Mr. Neale and his intellectual (so to speak) peers have repeatedly defended regimes based on torturing people into submission. The Soviet Union, for example, was fundamentally based on torturing people into submission. Yet those in the west who opposed to the USSR continue to be despised by Mr. Neale, et al., who claimed (and still claim) that the Soviet threat was overblown, or even nonexistent, and who ignored the unmatched abuses the USSR committed. Those on the left denounced the Contras for abuses—of which they certainly were guilty—but were silent about how the Sandanistas tortured people into submission. They denounced Pinochet—and rightly so—but said nothing about the abuses of Allende. Fidel Castro continues to hold power by torturing people into submission, yet Mr. Neale and his fellow useful idiots continue to defend that regime. The Viet Cong base their politics on torturing people into submission, but their victory was made possible only by the activities of those who think the things that Mr. Neale “thinks.” The left has defended tyrants from the days of the Spanish Civil War to the present day. They have done so in large part by pointing the finger of blame at the foreign policies of the United States—very often with legitimate reason, as in this case—and then extrapolating from such incidents that the United States’ foreign policy is fundamentally wrong, and that we ought to stand back and allow dictatorships in other countries to torture people into submission. One might discern a pattern in this, and were Mr. Neale more intelligent, I might think this pattern conscious. With people like Noam Chomsky and Howard Zinn, it certainly is a conscious pattern.
Update: Libertarian Jackass replies to my point that, had the United States done nothing “‘Saddam Hussein would today still be torturing people into submission,’” by saying “[o]n the other hand, U.S. soldiers only torture Iraqis for naughty fun!”
Is this supposed to be funny? Is it supposed to offer insight? Is it supposed to be a clever demonstration that I am wrong? It does none of these things. But what it does is place the brutal torture that Saddam Hussein regularly doled out to the people of Iraq on the same level as the abuse of some prisoners by American soldiers.

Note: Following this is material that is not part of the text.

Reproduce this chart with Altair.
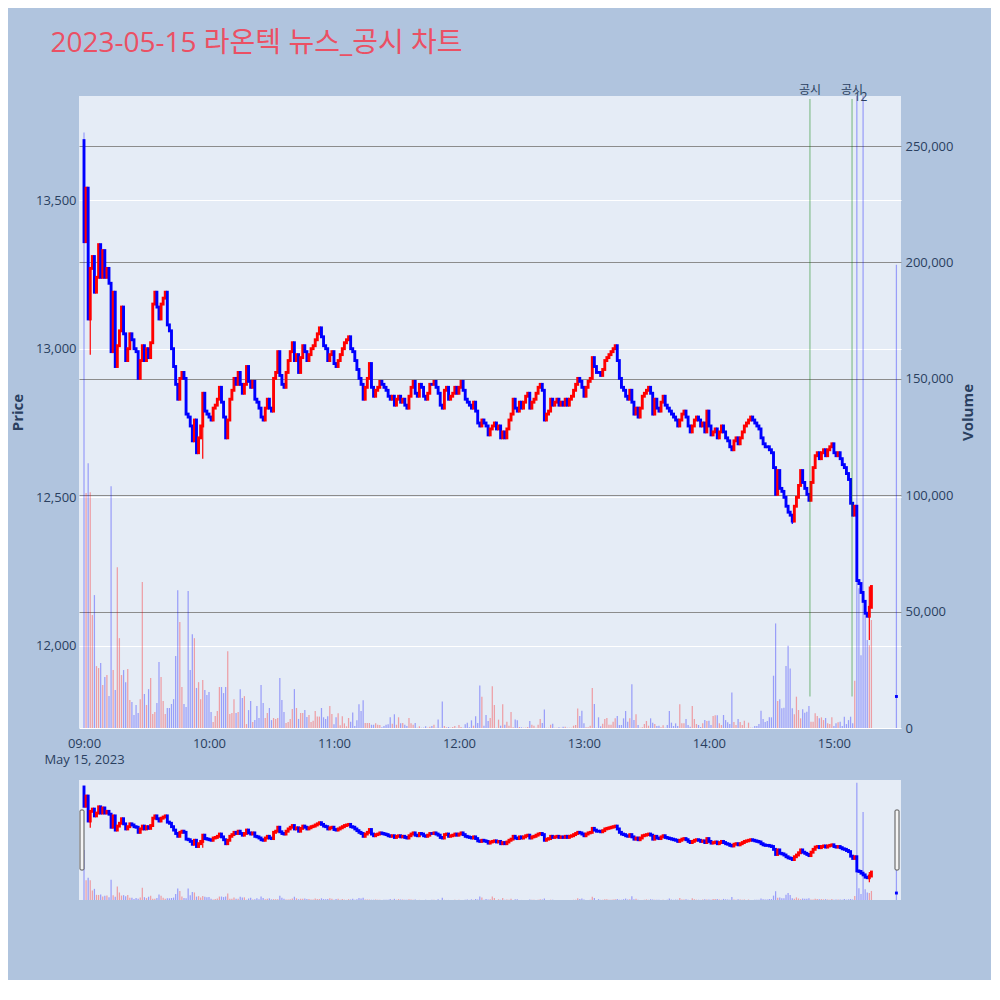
import altair as alt
import pandas as pd

# ---------------- text ----------------
title_text = "2023-05-15 라온텍 뉴스_공시 차트"
date_label = "May 15, 2023"
x_tick_minutes = [0, 60, 120, 180, 240, 300, 360]
x_tick_labels = ["09:00", "10:00", "11:00", "12:00", "13:00", "14:00", "15:00"]
price_ticks = [12000, 12500, 13000, 13500]
volume_ticks = [0, 50000, 100000, 150000, 200000, 250000]

# ---------------- 1-minute closes (minute 0 = 09:00) ----------------
first_open = 13700
close_a = [13360, 13540, 13100, 13270, 13310, 13190, 13240, 13350, 13240, 13330,
           13240, 13270, 13220, 12990, 13190, 12940, 13010, 13060, 13140, 13050,
           12960, 13000, 13050, 13030, 13000, 12990, 12900, 12960, 13010, 12960,
           13000, 12970, 13020, 13150, 13190, 13140, 13100, 13150, 13170, 13190,
           13080, 13060, 13000, 12940, 12880, 12830, 12900, 12920, 12900, 12780,
           12770, 12740, 12690, 12760, 12650, 12700, 12740, 12850, 12790, 12780,
           12770, 12760, 12800, 12810, 12830, 12870, 12820, 12770, 12700, 12760,
           12830, 12860, 12900, 12880, 12920, 12880, 12850, 12880, 12940]
close_b = [12890, 12870, 12890, 12830, 12820, 12800, 12770, 12760, 12800, 12830,
           12800, 12790, 12900, 12920, 12990, 12910, 12880, 12870, 12920, 12960,
           12990, 13020, 12960, 12980, 12920, 12970, 13010, 12990, 12960, 12980,
           13000, 13010, 13030, 13050, 13070, 13040, 13010, 13000, 12960, 12980,
           12990, 12950, 12940, 12960, 12980, 13000, 13020, 13030, 13040, 13000,
           12990, 12960, 12930, 12900, 12880, 12830, 12870, 12900, 12950, 12870,
           12840, 12860, 12870, 12890, 12880, 12870, 12860, 12840, 12830, 12840,
           12810, 12830, 12840, 12820, 12830, 12810, 12800, 12840, 12870, 12890,
           12850, 12840]
close_c = [12880, 12870, 12840, 12830, 12850, 12880, 12880, 12890, 12870, 12850,
           12810, 12800, 12860, 12870, 12830, 12840, 12850, 12870, 12850, 12870,
           12890, 12860, 12830, 12820, 12810, 12800, 12820, 12790, 12750, 12740,
           12760, 12750, 12740, 12710, 12730, 12740, 12750, 12730, 12740, 12700,
           12720, 12700, 12730, 12760, 12780, 12830, 12800, 12790, 12820, 12800,
           12820, 12840, 12850, 12800, 12820, 12830, 12850, 12870, 12880, 12860,
           12760, 12780, 12790, 12830, 12810, 12820, 12830, 12810, 12820, 12810,
           12830, 12810, 12830, 12840, 12860, 12880, 12900, 12890, 12870, 12840,
           12870, 12890, 12900, 12970]
close_d = [12940, 12920, 12920, 12910, 12930, 12960, 12970, 12980, 12990, 13000,
           13010, 12960, 12900, 12870, 12860, 12840, 12830, 12860, 12820, 12780,
           12800, 12770, 12800, 12840, 12850, 12860, 12870, 12850, 12780, 12830,
           12800, 12790, 12820, 12840, 12810, 12800, 12790, 12780, 12770, 12760,
           12740, 12760, 12780, 12790, 12770, 12740, 12720, 12740, 12760, 12770,
           12760, 12740, 12750, 12720, 12790, 12740, 12710, 12720, 12730, 12700,
           12720, 12740, 12720, 12700, 12690, 12670, 12660, 12690, 12700, 12680,
           12700, 12720, 12740, 12750, 12760, 12770, 12760, 12750, 12740, 12730,
           12700]
close_e = [12680, 12670, 12670, 12660, 12650, 12600, 12510, 12590, 12530, 12520,
           12500, 12470, 12450, 12440, 12420, 12470, 12500, 12540, 12590, 12550,
           12530, 12510, 12490, 12550, 12600, 12640, 12650, 12630, 12650, 12660,
           12640, 12660, 12670, 12680, 12650, 12640, 12650, 12630, 12610, 12600,
           12580, 12560, 12480, 12440, 12470, 12220, 12210, 12180, 12150, 12110,
           12100, 12130, 12200]
wick_low = {3: 12980, 57: 12630, 340: 12410, 377: 12020}
wick_high = {377: 12200}

# ---------------- 1-minute volumes ----------------
vol_a = [255800, 100900, 113700, 101300, 48500, 57100, 26600, 25750, 27900, 18450,
         21900, 22750, 13700, 103900, 24900, 16300, 69100, 38600, 22750, 24900,
         19700, 25300, 12000, 11200, 5600, 9900, 6400, 12400, 62700, 14600,
         9900, 16700, 21500, 6000, 6900, 10700, 28300, 21900, 11600, 6000,
         8600, 8600, 10300, 12400, 30900, 59200, 45500, 17600, 10300, 9000,
         58800, 24900, 40300, 38600, 17200, 19700, 12400, 20600, 16300, 14200,
         15500, 6900, 2600, 5200, 7300, 17600, 17600, 15000, 17600, 33000,
         6000, 6400, 12400, 6400, 6900, 16700, 12900, 13700, 1700, 7700,
         11600, 2600, 3400, 9400, 4300, 18450, 10700, 4300, 6400, 8600,
         3400, 4300, 3900, 4300, 21500, 12000, 6900, 2100, 2600, 3900,
         8200, 16700, 8600, 3900, 6400, 6400, 7700, 4700, 5600, 2600,
         3100, 7300, 4900]
vol_b = [4900, 8600, 4600, 3900, 5000, 9400, 6000, 1600, 4600, 6300,
         1150, 5000, 2000, 730, 4300, 2700, 6700, 860, 3300, 10200,
         7300, 11900, 2150, 2150, 2150, 1400, 1400, 2000, 1400, 1300,
         300, 860, 1400, 1600, 4600, 1860, 5900, 1400, 4600, 2000,
         2150, 1400, 860, 4300, 2000, 1400, 2150, 100, 730, 100,
         150, 730, 100, 570, 860, 1400, 100, 3700, 100, 11400,
         860, 300, 430, 100, 430, 860, 100, 1300, 430, 100,
         1600, 2300, 300, 3300, 1000, 5000, 2150, 18300, 13400, 1000,
         5600, 3000, 4300, 17900, 9900, 100, 3600, 1000, 10200, 1400,
         2700, 1000, 6900, 300, 3600, 3300, 430, 300, 100, 150,
         430, 3000, 1400, 1000, 150, 1400, 3900, 2150, 8000, 100,
         100, 1400, 1860, 100, 100, 300, 100, 570, 570, 100,
         150, 100, 1000, 1300, 8400, 5200, 7400, 2000, 300, 300,
         1000, 17200, 10300, 100, 4600, 730, 1860, 3900, 4300, 1400,
         1400, 2700]
vol_c = [4150, 5150, 1300, 1300, 4150, 7300, 2700, 4150, 18750, 3400,
         5860, 1300, 100, 290, 1700, 3000, 1000, 4150, 2300, 1700,
         860, 1000, 290, 1140, 100, 1300, 7300, 2300, 860, 2000,
         860, 10150, 2000, 2000, 3860, 1300, 570, 9440, 3860, 1700,
         1300, 430, 2000, 3400, 3000, 3150, 1300, 5150, 5430, 5430,
         2000, 1300, 5580, 3400, 2430, 1700, 15300, 2575, 1300, 3860,
         2575, 1300, 3150, 100, 2300, 140, 140, 860, 860, 1700,
         7440, 3860, 2575, 3000, 4580, 4580, 22460, 44920, 11590, 12300,
         8440, 8730, 26600, 35340, 25610, 8440, 5860, 13450, 7730, 4150,
         8010, 6580, 7010, 9440, 2700, 2700, 6300, 5150, 4150, 4580,
         3400, 4290, 2000, 1700, 4580, 860, 2000, 2430, 2700, 860,
         4860, 1700, 3400, 4860, 2000, 20310, 600000, 60000, 31300, 450000,
         55000, 37800, 35600, 46400]

# closing auction (15:30)
auction_minute = 390
auction_price = 11830
auction_volume = 199000

# disclosure markers
disclosure_minutes = [348.5, 368.7]
disclosure_label = "공시"
disclosure_span = [11830, 13840]
marker_text = "12"
marker_minute = 372.8

# ---------------- build table ----------------
closes = close_a + close_b + close_c + close_d + close_e
volumes = vol_a + vol_b + vol_c
rows = []
prev = first_open
for m, (c, v) in enumerate(zip(closes, volumes)):
    o = prev
    lo = min(o, c, wick_low.get(m, c))
    hi = max(o, c, wick_high.get(m, c))
    rows.append(dict(m=m, open=o, close=c, low=lo, high=hi, volume=v,
                     dir="up" if c > o else "down"))
    prev = c
rows.append(dict(m=auction_minute, open=auction_price, close=auction_price,
                 low=auction_price, high=auction_price, volume=auction_volume,
                 dir="up" if auction_price > prev else "down"))
df = pd.DataFrame(rows)
df["x0"] = df["m"] - 0.3
df["x1"] = df["m"] + 0.3
df["vzero"] = 0

disc = pd.DataFrame({"minute": disclosure_minutes,
                     "lo": [disclosure_span[0]] * len(disclosure_minutes),
                     "hi": [disclosure_span[1]] * len(disclosure_minutes),
                     "label": [disclosure_label] * len(disclosure_minutes)})
marker = pd.DataFrame({"minute": [marker_minute], "label": [marker_text]})

# ---------------- styles ----------------
FONT = "Open Sans"
TXT = "#2a3f5f"
color_scale = alt.Scale(domain=["up", "down"], range=["#FF0000", "#0000FF"])

labels_js = "[" + ",".join("'%s'" % s for s in x_tick_labels) + "]"
label_expr = ("datum.value == 0 ? ['%s', '%s'] : %s[round(datum.value / 60)]"
              % (x_tick_labels[0], date_label, labels_js))

x_scale = alt.Scale(domain=[-2.4, 392.2], nice=False, zero=False)
x_axis = alt.Axis(values=x_tick_minutes, labelExpr=label_expr, title=None, grid=False,
                  ticks=False, tickSize=0, domain=False, labelPadding=9, labelLineHeight=16,
                  labelFontSize=13, labelFont=FONT, labelColor=TXT, labelFlush=False)

price_scale = alt.Scale(domain=[11724, 13850], nice=False, zero=False)
price_axis = alt.Axis(orient="left", values=price_ticks, format=",d", title="Price",
                      grid=True, gridColor="#ffffff", gridWidth=1, ticks=False, tickSize=0,
                      domain=False, labelPadding=3, labelFontSize=13, labelFont=FONT,
                      labelColor=TXT, titleFont=FONT, titleFontSize=15, titleFontWeight="bold",
                      titleColor=TXT, titlePadding=10)

vol_scale = alt.Scale(domain=[0, 271500], nice=False)
vol_axis = alt.Axis(orient="right", values=volume_ticks, format=",d", title="Volume",
                    grid=True,
                    gridColor={"condition": {"test": "datum.value === 0", "value": "#ffffff"},
                               "value": "#8c8c8c"},
                    gridWidth=1, ticks=False, tickSize=0, domain=False, labelPadding=4,
                    labelFontSize=13, labelFont=FONT, labelColor=TXT, titleFont=FONT,
                    titleFontSize=15, titleFontWeight="bold", titleColor=TXT,
                    titleAngle=270, titleBaseline="top", titlePadding=8)

W = 822
base = alt.Chart(df)

vol_layer = base.mark_bar(clip=True, opacity=0.33).encode(
    x=alt.X("x0:Q", scale=x_scale, axis=x_axis),
    x2="x1:Q",
    y=alt.Y("volume:Q", scale=vol_scale, axis=vol_axis),
    y2="vzero:Q",
    color=alt.Color("dir:N", scale=color_scale, legend=None),
)

wick = base.mark_rule(strokeWidth=1.2).encode(
    x=alt.X("m:Q", scale=x_scale, axis=x_axis),
    y=alt.Y("low:Q", scale=price_scale, axis=price_axis),
    y2="high:Q",
    color=alt.Color("dir:N", scale=color_scale, legend=None),
)
body = base.mark_rule(strokeWidth=2.9, strokeCap="square").encode(
    x=alt.X("m:Q", scale=x_scale, axis=x_axis),
    y=alt.Y("open:Q", scale=price_scale, axis=price_axis),
    y2="close:Q",
    color=alt.Color("dir:N", scale=color_scale, legend=None),
)
disc_rule = alt.Chart(disc).mark_rule(color="green", opacity=0.5, strokeWidth=1).encode(
    x=alt.X("minute:Q", scale=x_scale, axis=x_axis),
    y=alt.Y("lo:Q", scale=price_scale, axis=price_axis),
    y2="hi:Q",
)
disc_text = alt.Chart(disc).mark_text(fontSize=12, font=FONT + ", Noto Sans CJK KR",
                                      color=TXT, baseline="middle").encode(
    x=alt.X("minute:Q", scale=x_scale, axis=x_axis),
    y=alt.value(-6),
    text="label:N",
)
marker_label = alt.Chart(marker).mark_text(fontSize=12, font=FONT, color=TXT,
                                           baseline="middle").encode(
    x=alt.X("minute:Q", scale=x_scale, axis=x_axis),
    y=alt.value(1),
    text="label:N",
)

price_group = alt.layer(wick, body, disc_rule, disc_text, marker_label)
main = alt.layer(vol_layer, price_group).resolve_scale(y="independent").properties(
    width=W, height=632)

# ---------------- range slider ----------------
s_x = alt.X("m:Q", scale=x_scale, axis=None)
s_vol = base.mark_bar(opacity=0.33).encode(
    x=alt.X("x0:Q", scale=x_scale, axis=None), x2="x1:Q",
    y=alt.Y("volume:Q", scale=alt.Scale(domain=[0, 614000], nice=False), axis=None),
    y2="vzero:Q",
    color=alt.Color("dir:N", scale=color_scale, legend=None),
)
s_price_scale = alt.Scale(domain=[11707, 13823], nice=False, zero=False)
s_wick = base.mark_rule(strokeWidth=1.2).encode(
    x=s_x, y=alt.Y("low:Q", scale=s_price_scale, axis=None), y2="high:Q",
    color=alt.Color("dir:N", scale=color_scale, legend=None),
)
s_body = base.mark_rule(strokeWidth=2.9, strokeCap="square").encode(
    x=s_x, y=alt.Y("open:Q", scale=s_price_scale, axis=None), y2="close:Q",
    color=alt.Color("dir:N", scale=color_scale, legend=None),
)
handle_df = pd.DataFrame({"k": [0]})
h_left = alt.Chart(handle_df).mark_rect(fill="#f4f4f4", stroke="#555555", strokeWidth=1,
                                        cornerRadius=1).encode(
    x=alt.value(1), x2=alt.value(5), y=alt.value(30), y2=alt.value(90))
h_right = alt.Chart(handle_df).mark_rect(fill="#f4f4f4", stroke="#555555", strokeWidth=1,
                                         cornerRadius=1).encode(
    x=alt.value(W - 6), x2=alt.value(W - 2), y=alt.value(30), y2=alt.value(90))

slider = alt.layer(s_vol, alt.layer(s_wick, s_body), h_left, h_right).resolve_scale(
    y="independent").properties(width=W, height=120)

chart = alt.vconcat(main, slider, spacing=14).properties(
    title=alt.TitleParams(text=title_text, anchor="start", frame="bounds",
                          font=FONT + ", Noto Sans CJK KR", fontSize=28,
                          fontWeight="normal", color="#EB5064", dx=40, offset=26),
    background="#B0C4DE",
    padding={"left": 2, "top": 22, "right": 15, "bottom": 80},
).configure_view(fill="#E5ECF6", stroke=None)

chart.save("out.html", embed_options={"renderer": "svg", "actions": False})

Two points about such an equation: first, while the soldiers who abused these prisoners ought to be brought before the court martial and severely punished, we also ought not to overlook the fact that none of these prisoners was killed, or had their property taken, or their families abused. To call their treatment “torture” is an overstatement. To call it wrong, and worthy of punishment is accurate. But when the Jackass compares it to treatment by Hussein, which can unambiguously be called torture, then he has lost his bearings, assuming he ever had any. This is the second point. The mistreatment of these Iraqis is deplorable, but the entire thrust of my earlier post was that equating it with the policies and foundations of Hussein’s rule is so beyond the pale that it can be animated only by unthinking hostility to American military involvement. And unthinking hostility to American military involvement is utterly irresponsible and dangerous to the security and liberty of the world’s people. For example, the American military kept the world free from the domination of the greatest evil ever known to our species—Soviet communism. In the meantime it did some awful things. But if we had lost our sense of proportion, and substituted inane little comments like the Jackass’ for serious consideration of the issues, then we would have endangering ourselves and our posterity by limiting our ability to confront that menace.